● WHAT THE TASK ASKS
Return the lines below exactly, from the first line to the line that contains "from matplotlib.patches import Rectangle". Leave out pictures.

● DATASET EXTRACT

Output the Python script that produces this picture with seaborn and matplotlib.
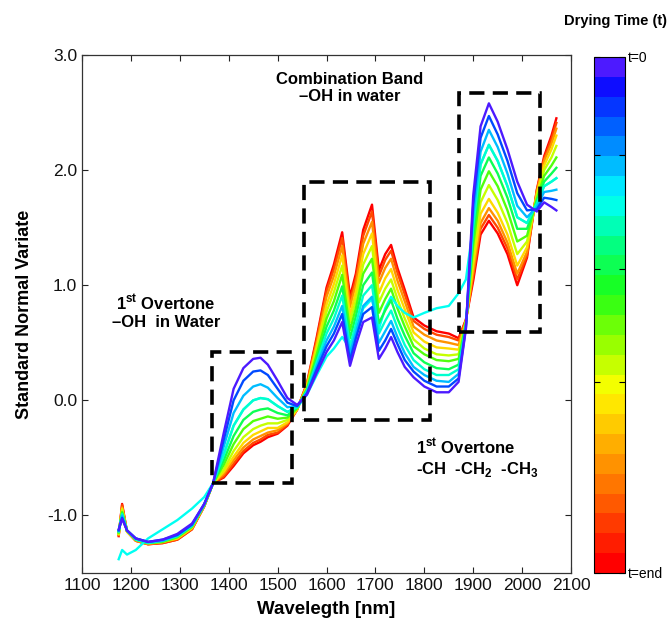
import numpy as np
import pandas as pd
import matplotlib
matplotlib.use("Agg")
import matplotlib.pyplot as plt
import seaborn as sns
from matplotlib.colors import LinearSegmentedColormap, ListedColormap, Normalize
from matplotlib.cm import ScalarMappable
from matplotlib.patches import Rectangle

# ---------------- data ----------------
wavelength_nm = [1175, 1182, 1192, 1210, 1235, 1265, 1295, 1325, 1350, 1368,
                 1390, 1410, 1430, 1450, 1465, 1480, 1500, 1520, 1540, 1560,
                 1580, 1600, 1615, 1632, 1648, 1660, 1675, 1693, 1707, 1720,
                 1732, 1745, 1760, 1778, 1800, 1825, 1850, 1870, 1885, 1900,
                 1915, 1932, 1950, 1970, 1990, 2010, 2030, 2045, 2060, 2070]

snv_t00 = [-1.12, -1.03, -1.13, -1.20, -1.23, -1.21, -1.16, -1.07, -0.90, -0.72,
           -0.28, 0.10, 0.28, 0.36, 0.37, 0.31, 0.17, 0.02, -0.04,
           0.05, 0.24, 0.42, 0.52, 0.68, 0.30, 0.48, 0.68, 0.72, 0.36, 0.45, 0.55, 0.42, 0.29, 0.20, 0.12, 0.07, 0.07, 0.16,
           0.62, 1.78, 2.38, 2.58, 2.42, 2.18, 1.90, 1.70, 1.64, 1.72, 1.68, 1.65]
snv_t01 = [-1.13, -1.02, -1.13, -1.20, -1.23, -1.21, -1.17, -1.08, -0.90, -0.72,
           -0.34, 0.00, 0.17, 0.25, 0.26, 0.22, 0.10, -0.02, -0.05,
           0.06, 0.27, 0.47, 0.58, 0.75, 0.35, 0.54, 0.75, 0.81, 0.43, 0.52, 0.62, 0.49, 0.35, 0.25, 0.17, 0.12, 0.12, 0.19,
           0.63, 1.70, 2.28, 2.47, 2.31, 2.08, 1.80, 1.65, 1.66, 1.76, 1.75, 1.74]
snv_t02 = [-1.13, -1.00, -1.13, -1.20, -1.23, -1.22, -1.17, -1.08, -0.90, -0.72,
           -0.40, -0.11, 0.04, 0.12, 0.14, 0.11, 0.02, -0.06, -0.05,
           0.07, 0.30, 0.52, 0.64, 0.82, 0.41, 0.59, 0.82, 0.90, 0.50, 0.60, 0.69, 0.55, 0.41, 0.29, 0.22, 0.17, 0.16, 0.23,
           0.64, 1.61, 2.16, 2.35, 2.20, 1.97, 1.69, 1.59, 1.68, 1.81, 1.82, 1.83]
snv_t03 = [-1.14, -0.99, -1.13, -1.21, -1.24, -1.22, -1.18, -1.09, -0.91, -0.72,
           -0.47, -0.22, -0.08, 0.00, 0.02, 0.01, -0.05, -0.10, -0.06,
           0.08, 0.33, 0.58, 0.71, 0.91, 0.47, 0.66, 0.91, 1.00, 0.58, 0.69, 0.78, 0.63, 0.48, 0.35, 0.27, 0.22, 0.22, 0.27,
           0.65, 1.52, 2.05, 2.22, 2.08, 1.86, 1.59, 1.54, 1.71, 1.86, 1.90, 1.93]
snv_t04 = [-1.14, -0.98, -1.13, -1.21, -1.24, -1.22, -1.18, -1.09, -0.91, -0.72,
           -0.52, -0.31, -0.17, -0.10, -0.08, -0.07, -0.11, -0.13, -0.06,
           0.09, 0.36, 0.64, 0.78, 0.99, 0.54, 0.73, 1.00, 1.11, 0.67, 0.78, 0.87, 0.71, 0.56, 0.41, 0.33, 0.28, 0.27, 0.31,
           0.66, 1.44, 1.95, 2.11, 1.97, 1.76, 1.49, 1.49, 1.73, 1.90, 1.97, 2.02]
snv_t05 = [-1.15, -0.97, -1.13, -1.21, -1.24, -1.23, -1.19, -1.10, -0.91, -0.72,
           -0.56, -0.38, -0.25, -0.18, -0.16, -0.14, -0.16, -0.15, -0.07,
           0.10, 0.40, 0.71, 0.86, 1.09, 0.61, 0.80, 1.10, 1.23, 0.76, 0.88, 0.97, 0.80, 0.64, 0.47, 0.40, 0.35, 0.34, 0.36,
           0.67, 1.35, 1.83, 1.99, 1.86, 1.65, 1.38, 1.43, 1.75, 1.95, 2.04, 2.11]
snv_t06 = [-1.16, -0.95, -1.14, -1.21, -1.24, -1.23, -1.19, -1.10, -0.91, -0.72,
           -0.60, -0.44, -0.32, -0.25, -0.22, -0.20, -0.20, -0.17, -0.07,
           0.11, 0.44, 0.77, 0.94, 1.17, 0.68, 0.87, 1.18, 1.34, 0.85, 0.97, 1.05, 0.88, 0.71, 0.53, 0.45, 0.40, 0.39, 0.40,
           0.68, 1.26, 1.72, 1.87, 1.74, 1.54, 1.27, 1.38, 1.77, 2.00, 2.11, 2.21]
snv_t07 = [-1.16, -0.94, -1.14, -1.21, -1.24, -1.23, -1.20, -1.11, -0.91, -0.72,
           -0.62, -0.49, -0.37, -0.30, -0.27, -0.24, -0.24, -0.19, -0.08,
           0.12, 0.47, 0.83, 1.01, 1.26, 0.74, 0.94, 1.27, 1.45, 0.93, 1.06, 1.14, 0.96, 0.79, 0.59, 0.51, 0.46, 0.45, 0.44,
           0.68, 1.18, 1.62, 1.75, 1.63, 1.44, 1.17, 1.33, 1.79, 2.04, 2.18, 2.30]
snv_t08 = [-1.17, -0.93, -1.14, -1.22, -1.25, -1.23, -1.20, -1.11, -0.92, -0.72,
           -0.64, -0.52, -0.41, -0.34, -0.31, -0.28, -0.26, -0.20, -0.08,
           0.14, 0.50, 0.90, 1.08, 1.34, 0.81, 1.01, 1.36, 1.55, 1.02, 1.15, 1.23, 1.04, 0.86, 0.64, 0.57, 0.52, 0.50, 0.48,
           0.69, 1.12, 1.54, 1.67, 1.56, 1.37, 1.10, 1.29, 1.81, 2.08, 2.23, 2.36]
snv_t09 = [-1.17, -0.91, -1.14, -1.22, -1.25, -1.24, -1.21, -1.12, -0.92, -0.72,
           -0.66, -0.55, -0.44, -0.37, -0.34, -0.30, -0.28, -0.21, -0.08,
           0.14, 0.53, 0.95, 1.14, 1.41, 0.86, 1.06, 1.43, 1.64, 1.08, 1.22, 1.30, 1.11, 0.92, 0.69, 0.62, 0.57, 0.55, 0.52,
           0.70, 1.08, 1.49, 1.61, 1.50, 1.32, 1.05, 1.26, 1.82, 2.10, 2.27, 2.41]
snv_t10 = [-1.18, -0.90, -1.14, -1.22, -1.25, -1.24, -1.21, -1.12, -0.92, -0.72,
           -0.67, -0.57, -0.46, -0.39, -0.36, -0.32, -0.29, -0.22, -0.08,
           0.15, 0.55, 0.98, 1.18, 1.46, 0.90, 1.10, 1.48, 1.70, 1.13, 1.27, 1.35, 1.15, 0.96, 0.72, 0.65, 0.60, 0.58, 0.54,
           0.70, 1.04, 1.44, 1.56, 1.45, 1.27, 1.00, 1.24, 1.83, 2.12, 2.30, 2.45]
snv_cyan_outlier = [-1.38, -1.30, -1.34, -1.30, -1.20, -1.12, -1.04, -0.94, -0.84, -0.72,
                    -0.47, -0.22, -0.08, 0.00, 0.02, 0.01, -0.05, -0.10, -0.06,
                    0.05, 0.22, 0.38, 0.45, 0.55, 0.45, 0.60, 0.80, 0.88, 0.62, 0.80, 0.90, 0.82, 0.76, 0.72, 0.76, 0.80, 0.82, 0.93,
                    1.05, 1.52, 2.05, 2.22, 2.08, 1.86, 1.59, 1.54, 1.71, 1.86, 1.90, 1.93]

# drying-time position of each spectrum on the colour scale (1 = t=0, 0 = t=end)
spectrum_names = ["t10", "t09", "t08", "t07", "t06", "t05", "outlier", "t04", "t03", "t02", "t01", "t00"]
spectrum_values = [snv_t10, snv_t09, snv_t08, snv_t07, snv_t06, snv_t05, snv_cyan_outlier,
                   snv_t04, snv_t03, snv_t02, snv_t01, snv_t00]
colour_level = [0.0, 0.1, 0.2, 0.3, 0.4, 0.5, 0.73, 0.6, 0.7, 0.8, 0.9, 1.0]

# annotated spectral bands (wl_start, wl_end, snv_low, snv_high)
band_boxes = [(1366, 1529, -0.72, 0.42),
              (1554, 1812, -0.17, 1.90),
              (1871, 2037, 0.59, 2.67)]

# ---------------- style ----------------
plt.rcParams['font.family'] = ['Liberation Sans', 'DejaVu Sans']
plt.rcParams['mathtext.fontset'] = 'custom'
plt.rcParams['mathtext.rm'] = 'Liberation Sans'
plt.rcParams['mathtext.bf'] = 'Liberation Sans:bold'

anchors = [(0.00, (1.0, 0.0, 0.0)), (0.07, (1.0, 0.2, 0.0)), (0.14, (1.0, 0.42, 0.0)),
           (0.21, (1.0, 0.6, 0.0)), (0.28, (1.0, 0.8, 0.0)), (0.35, (1.0, 1.0, 0.0)),
           (0.45, (0.55, 1.0, 0.0)), (0.55, (0.1, 1.0, 0.1)), (0.65, (0.0, 1.0, 0.55)),
           (0.74, (0.0, 1.0, 1.0)), (0.82, (0.0, 0.65, 1.0)), (0.90, (0.0, 0.3, 1.0)),
           (0.96, (0.05, 0.05, 1.0)), (1.00, (0.3, 0.1, 1.0))]
cmap = LinearSegmentedColormap.from_list("drying", anchors)
cmap_steps = ListedColormap(cmap(np.linspace(0, 1, 26)))

rows = []
for name, vals in zip(spectrum_names, spectrum_values):
    for w, v in zip(wavelength_nm, vals):
        rows.append({"wl": w, "snv": v, "spectrum": name})
df = pd.DataFrame(rows)
palette = {n: cmap(c) for n, c in zip(spectrum_names, colour_level)}

fig = plt.figure(figsize=(6.7, 6.25), dpi=100)
ax = fig.add_axes([0.1224, 0.0832, 0.7299, 0.8288])
cax = fig.add_axes([0.8866, 0.0832, 0.0463, 0.8256])

sns.lineplot(data=df, x="wl", y="snv", hue="spectrum", hue_order=spectrum_names,
             palette=palette, estimator=None, sort=False, legend=False,
             linewidth=1.7, ax=ax)

for (x0, x1, y0, y1) in band_boxes:
    ax.add_patch(Rectangle((x0, y0), x1 - x0, y1 - y0, fill=False, edgecolor="black",
                           linewidth=2.6, linestyle=(0, (4.2, 2.3)), zorder=6))

ax.set_xlim(1100, 2100)
ax.set_ylim(-1.5, 3.0)
ax.set_xticks(np.arange(1100, 2101, 100))
ax.set_yticks([-1, 0, 1, 2, 3])
ax.set_yticklabels(["-1.0", "0.0", "1.0", "2.0", "3.0"])
ax.tick_params(direction="in", top=True, right=True, length=4, width=0.8,
               labelsize=12.5, colors="#222222", labelcolor="#111111")
for s in ax.spines.values():
    s.set_linewidth(0.9)
    s.set_color("#333333")
ax.set_xlabel("Wavelegth [nm]", fontsize=13.5, fontweight="bold", labelpad=6)
ax.set_ylabel("Standard Normal Variate", fontsize=13, fontweight="bold", labelpad=10)

ax.text(1648, 2.71, "Combination Band\n–OH in water", ha="center", va="center",
        fontsize=12, fontweight="bold", linespacing=1.15)
ax.text(1272, 0.77, "1$^{\\mathbf{st}}$ Overtone\n–OH  in Water", ha="center", va="center",
        fontsize=12, fontweight="bold", linespacing=1.15)
ax.text(1783, -0.50, "1$^{\\mathbf{st}}$ Overtone\n-CH  -CH$_{\\mathbf{2}}$  -CH$_{\\mathbf{3}}$",
        ha="left", va="center", fontsize=12, fontweight="bold", linespacing=1.2)

sm = ScalarMappable(norm=Normalize(0, 1), cmap=cmap_steps)
cb = fig.colorbar(sm, cax=cax)
cb.set_ticks([0, 0.37, 0.59, 0.81, 1])
cb.set_ticklabels(["t=end", "", "", "", "t=0"])
cax.yaxis.set_ticks_position("both")
cax.yaxis.set_label_position("right")
cax.tick_params(direction="in", length=4, width=0.8, labelsize=10, pad=2,
                labelleft=False, labelright=True)
cb.outline.set_linewidth(0.8)

fig.text(0.918, 0.967, "Drying Time (t)", ha="center", va="center",
         fontsize=10.5, fontweight="bold")

fig.savefig("out.png", dpi=100)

● OUTPUT OF THE EXERCISE
Output the Python script that produces this picture with seaborn and matplotlib.
import numpy as np
import pandas as pd
import matplotlib
matplotlib.use("Agg")
import matplotlib.pyplot as plt
import seaborn as sns
from matplotlib.colors import LinearSegmentedColormap, ListedColormap, Normalize
from matplotlib.cm import ScalarMappable
from matplotlib.patches import Rectangle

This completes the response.